The Accompaniment of Parents
Nevertheless, the earlier young adults get married, the more parents need to be involved in consultation and guidance for their children. Due to the growing significance of the values of independence and free choice in modern society, some parents feel that it is not their duty to intervene in their children decisions. Indeed, the value of freedom is extremely important, and is the manifestation of God’s image in man; the Exodus from Egypt was intended to reveal this. However, freedom is primarily designed to enable a person to choose their own unique path, and not in order to fall and stumble in the potholes of life. Therefore, it is a mitzvah for parents to help their children marry, both by means of advice, and also through financial assistance (Kiddushin 29a; 30b).
Nonetheless, the decision rests with the bride and groom, and children are not obligated to listen to their parents on this important subject (R’ma, Y.D. 240:25). But from the fact that children are not obligated to obey their parents, this does not mean that parents should not get involved at all. On the contrary, it is a mitzvah for them to instruct their children and advise them. And children are obligated to listen seriously to their parents advice, both from the mitzvah of kibud av v’em (honoring parents), and out of common sense which necessitates listening to people who have experience, know them from the day they were born, and wish to help.
In most cases, after the expected initial unpleasantness, young people are happy to share their deliberations with their parents, and are very grateful for their participation in the consultation and guidance.
According to Sephardic Custom, Can Children Light Candles with a Bracha?
Q: The Sephardic minhag (custom) is that only the head of the household lights the Chanukah candles, but occasionally children are also eager to light a menorah. According to the Sephardic minhag, can they light candles? And are they allowed to recite a bracha (blessing) over the lighting?
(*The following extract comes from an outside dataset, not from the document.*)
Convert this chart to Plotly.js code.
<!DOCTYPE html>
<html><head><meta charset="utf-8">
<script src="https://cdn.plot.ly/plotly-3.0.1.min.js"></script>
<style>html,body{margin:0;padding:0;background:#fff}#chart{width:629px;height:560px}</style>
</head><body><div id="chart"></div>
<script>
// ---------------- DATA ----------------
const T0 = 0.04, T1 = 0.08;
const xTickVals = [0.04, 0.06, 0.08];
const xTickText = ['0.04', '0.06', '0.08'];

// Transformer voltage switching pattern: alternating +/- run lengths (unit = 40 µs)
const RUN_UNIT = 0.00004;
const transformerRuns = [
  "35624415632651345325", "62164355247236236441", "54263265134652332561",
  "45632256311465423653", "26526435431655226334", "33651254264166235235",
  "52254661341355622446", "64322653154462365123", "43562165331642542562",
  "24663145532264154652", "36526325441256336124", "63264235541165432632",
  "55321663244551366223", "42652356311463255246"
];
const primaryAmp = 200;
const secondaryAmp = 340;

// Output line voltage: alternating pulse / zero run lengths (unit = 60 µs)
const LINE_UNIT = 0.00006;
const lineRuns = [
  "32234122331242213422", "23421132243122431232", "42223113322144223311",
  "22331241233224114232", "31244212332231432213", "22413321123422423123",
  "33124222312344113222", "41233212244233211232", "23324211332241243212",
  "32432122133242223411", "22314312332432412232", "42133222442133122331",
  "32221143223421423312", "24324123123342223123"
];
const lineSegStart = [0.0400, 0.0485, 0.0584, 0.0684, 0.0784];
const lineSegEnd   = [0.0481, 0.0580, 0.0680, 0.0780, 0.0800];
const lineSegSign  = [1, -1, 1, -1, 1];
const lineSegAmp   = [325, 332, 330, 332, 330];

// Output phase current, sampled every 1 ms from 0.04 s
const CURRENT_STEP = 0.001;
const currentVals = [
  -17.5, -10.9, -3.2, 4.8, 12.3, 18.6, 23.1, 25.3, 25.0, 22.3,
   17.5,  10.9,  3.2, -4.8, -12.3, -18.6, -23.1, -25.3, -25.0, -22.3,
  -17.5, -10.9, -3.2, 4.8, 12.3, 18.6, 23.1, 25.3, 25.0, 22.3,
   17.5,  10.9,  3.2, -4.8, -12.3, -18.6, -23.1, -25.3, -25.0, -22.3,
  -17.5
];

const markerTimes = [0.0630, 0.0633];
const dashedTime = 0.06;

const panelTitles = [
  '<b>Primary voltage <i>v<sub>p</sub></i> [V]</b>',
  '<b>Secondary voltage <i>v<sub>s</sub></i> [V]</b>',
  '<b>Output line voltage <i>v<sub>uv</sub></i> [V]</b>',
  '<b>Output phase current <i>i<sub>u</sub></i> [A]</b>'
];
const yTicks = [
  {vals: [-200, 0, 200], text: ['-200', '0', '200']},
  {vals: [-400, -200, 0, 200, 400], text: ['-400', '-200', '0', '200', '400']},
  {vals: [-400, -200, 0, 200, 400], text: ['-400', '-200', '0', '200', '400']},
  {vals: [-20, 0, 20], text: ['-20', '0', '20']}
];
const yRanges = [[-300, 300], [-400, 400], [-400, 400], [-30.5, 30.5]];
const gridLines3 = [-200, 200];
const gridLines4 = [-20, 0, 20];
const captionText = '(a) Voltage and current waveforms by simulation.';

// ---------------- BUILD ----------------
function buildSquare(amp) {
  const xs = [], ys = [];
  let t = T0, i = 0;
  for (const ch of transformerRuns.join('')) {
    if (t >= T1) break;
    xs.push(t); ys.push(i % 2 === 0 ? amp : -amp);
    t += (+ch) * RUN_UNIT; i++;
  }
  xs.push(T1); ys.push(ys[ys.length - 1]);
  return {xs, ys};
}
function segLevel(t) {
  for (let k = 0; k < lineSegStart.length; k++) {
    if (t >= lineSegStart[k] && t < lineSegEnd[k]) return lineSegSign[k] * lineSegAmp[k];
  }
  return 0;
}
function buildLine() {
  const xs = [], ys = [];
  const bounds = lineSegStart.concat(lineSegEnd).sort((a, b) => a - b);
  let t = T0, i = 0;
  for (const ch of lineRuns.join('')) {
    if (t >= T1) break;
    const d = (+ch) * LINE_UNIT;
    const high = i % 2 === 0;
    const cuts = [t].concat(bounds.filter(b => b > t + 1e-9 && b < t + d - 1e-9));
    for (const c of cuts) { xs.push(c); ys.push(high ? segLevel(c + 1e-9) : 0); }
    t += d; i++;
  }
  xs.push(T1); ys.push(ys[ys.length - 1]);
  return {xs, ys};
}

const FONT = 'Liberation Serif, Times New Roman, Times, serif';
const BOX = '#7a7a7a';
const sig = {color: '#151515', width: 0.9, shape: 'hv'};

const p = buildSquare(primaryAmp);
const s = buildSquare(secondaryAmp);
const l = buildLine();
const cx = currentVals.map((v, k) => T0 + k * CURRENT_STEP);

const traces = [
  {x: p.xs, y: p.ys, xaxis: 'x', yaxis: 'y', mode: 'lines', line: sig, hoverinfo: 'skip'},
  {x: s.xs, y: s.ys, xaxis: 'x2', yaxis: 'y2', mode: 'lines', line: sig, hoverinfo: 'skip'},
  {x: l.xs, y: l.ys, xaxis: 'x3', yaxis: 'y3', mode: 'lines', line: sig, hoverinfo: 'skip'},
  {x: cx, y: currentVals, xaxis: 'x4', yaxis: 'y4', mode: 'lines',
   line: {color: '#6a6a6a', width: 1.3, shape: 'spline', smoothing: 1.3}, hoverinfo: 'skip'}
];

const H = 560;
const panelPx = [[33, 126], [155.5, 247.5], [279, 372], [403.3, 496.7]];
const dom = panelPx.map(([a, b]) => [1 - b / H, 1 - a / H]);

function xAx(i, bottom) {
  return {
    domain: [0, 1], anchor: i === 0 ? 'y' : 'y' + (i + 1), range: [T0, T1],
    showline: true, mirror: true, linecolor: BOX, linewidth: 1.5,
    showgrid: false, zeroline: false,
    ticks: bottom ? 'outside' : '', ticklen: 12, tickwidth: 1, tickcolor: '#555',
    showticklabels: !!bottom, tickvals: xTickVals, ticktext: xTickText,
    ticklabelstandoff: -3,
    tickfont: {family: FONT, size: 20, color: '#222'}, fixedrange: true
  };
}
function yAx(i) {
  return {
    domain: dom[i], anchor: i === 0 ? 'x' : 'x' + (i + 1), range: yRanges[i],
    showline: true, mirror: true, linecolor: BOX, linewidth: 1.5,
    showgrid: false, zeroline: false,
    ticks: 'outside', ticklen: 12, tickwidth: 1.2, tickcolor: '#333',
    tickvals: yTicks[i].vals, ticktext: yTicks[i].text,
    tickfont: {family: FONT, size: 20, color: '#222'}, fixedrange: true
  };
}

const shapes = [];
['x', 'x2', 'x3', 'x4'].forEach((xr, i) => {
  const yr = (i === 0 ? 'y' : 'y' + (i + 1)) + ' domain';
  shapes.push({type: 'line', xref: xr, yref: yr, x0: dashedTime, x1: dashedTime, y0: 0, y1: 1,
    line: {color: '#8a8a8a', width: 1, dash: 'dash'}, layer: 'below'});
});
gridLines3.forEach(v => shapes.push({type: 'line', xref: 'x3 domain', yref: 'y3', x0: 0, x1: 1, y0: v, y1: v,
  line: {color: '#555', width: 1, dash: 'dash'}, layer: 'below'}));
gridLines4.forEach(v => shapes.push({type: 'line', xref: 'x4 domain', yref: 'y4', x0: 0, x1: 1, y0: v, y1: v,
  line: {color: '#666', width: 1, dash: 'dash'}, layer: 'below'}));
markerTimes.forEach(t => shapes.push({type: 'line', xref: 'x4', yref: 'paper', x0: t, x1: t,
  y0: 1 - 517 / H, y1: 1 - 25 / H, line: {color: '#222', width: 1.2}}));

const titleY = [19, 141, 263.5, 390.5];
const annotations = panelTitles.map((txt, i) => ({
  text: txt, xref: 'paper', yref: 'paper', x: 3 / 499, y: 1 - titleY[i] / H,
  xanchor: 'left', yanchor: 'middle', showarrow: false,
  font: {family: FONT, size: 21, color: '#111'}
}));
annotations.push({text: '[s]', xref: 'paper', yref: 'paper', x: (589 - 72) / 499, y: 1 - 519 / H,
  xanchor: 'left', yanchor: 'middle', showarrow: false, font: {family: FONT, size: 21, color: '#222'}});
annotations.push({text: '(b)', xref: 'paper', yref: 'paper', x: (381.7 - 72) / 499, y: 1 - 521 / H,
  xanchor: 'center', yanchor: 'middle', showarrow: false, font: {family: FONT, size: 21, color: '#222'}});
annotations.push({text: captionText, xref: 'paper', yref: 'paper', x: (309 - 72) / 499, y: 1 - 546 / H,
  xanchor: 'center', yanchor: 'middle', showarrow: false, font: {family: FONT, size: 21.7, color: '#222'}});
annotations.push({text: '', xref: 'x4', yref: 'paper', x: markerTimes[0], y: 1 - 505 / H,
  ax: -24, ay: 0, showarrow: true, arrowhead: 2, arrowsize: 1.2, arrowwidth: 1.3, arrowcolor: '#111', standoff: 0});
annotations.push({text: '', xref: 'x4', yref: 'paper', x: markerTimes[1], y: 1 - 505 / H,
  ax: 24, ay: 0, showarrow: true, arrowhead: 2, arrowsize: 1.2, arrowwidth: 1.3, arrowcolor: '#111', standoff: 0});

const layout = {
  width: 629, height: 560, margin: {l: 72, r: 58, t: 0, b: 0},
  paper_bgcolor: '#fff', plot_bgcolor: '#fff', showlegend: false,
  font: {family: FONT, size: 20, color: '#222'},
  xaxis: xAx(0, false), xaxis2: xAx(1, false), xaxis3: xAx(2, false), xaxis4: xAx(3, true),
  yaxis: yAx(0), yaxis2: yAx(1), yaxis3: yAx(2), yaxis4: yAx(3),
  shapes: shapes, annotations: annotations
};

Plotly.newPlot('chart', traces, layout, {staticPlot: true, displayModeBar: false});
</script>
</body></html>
A: Children are permitted to light their own candles, provided they light them in another place, so that it is evident how many candles are lit each day. As far as the blessing is concerned, the prevalent custom according to later day Sephardic poskim (Jewish law arbiters), children should not recite a blessing when lighting, because they fulfill the mitzvah through their father’s lighting. However, our teacher and guide, the Rishon L’Tzion, Rabbi Mordechai Eliyahu ztz”l instructed that children up to the age of Bar Mitzvah were permitted to light candles with a blessing, and it is not considered a bracha she’ayna tzericha (an unwarranted blessing) because this is how they are educated in the mitzvah. And in the opinion of Rabbi Shalom Mesas ztz”l, boys over the age of Bar Mitzvah can have the kavana (intention) not to fulfill his obligation in the mitzvah through his father’s lighting, and light with a bracha (Yalkut Shemesh, O.C. 192).
Should One Wait for a Delayed Spouse?
Q: What should one do when either a husband or wife cannot return home from work before tzeit ha’chochavim (nightfall)? Is it better for whoever is at home to light candles at nightfall (17:00), or to wait for the other spouse to come home?
A: Seemingly, according to the strict halakha, it is better for whoever is at home to light candles at nightfall, and thus fulfill the other spouse’s duty. In practice, however, for various reasons, in most cases it is best to wait until the other spouse comes home, provided they light before nine in the evening (21:00), and refrain from achilat keva (eating a meal) beforehand. Only in a case where a spouse has a place to hear the lighting of the candles, and the delay is a one-time occurrence, is it preferable for the spouse at home to light the candles on time (Peninei Halakha: Z’manim 13:7).
This article appears in the ‘Besheva’ newspaper, and was translated from Hebrew.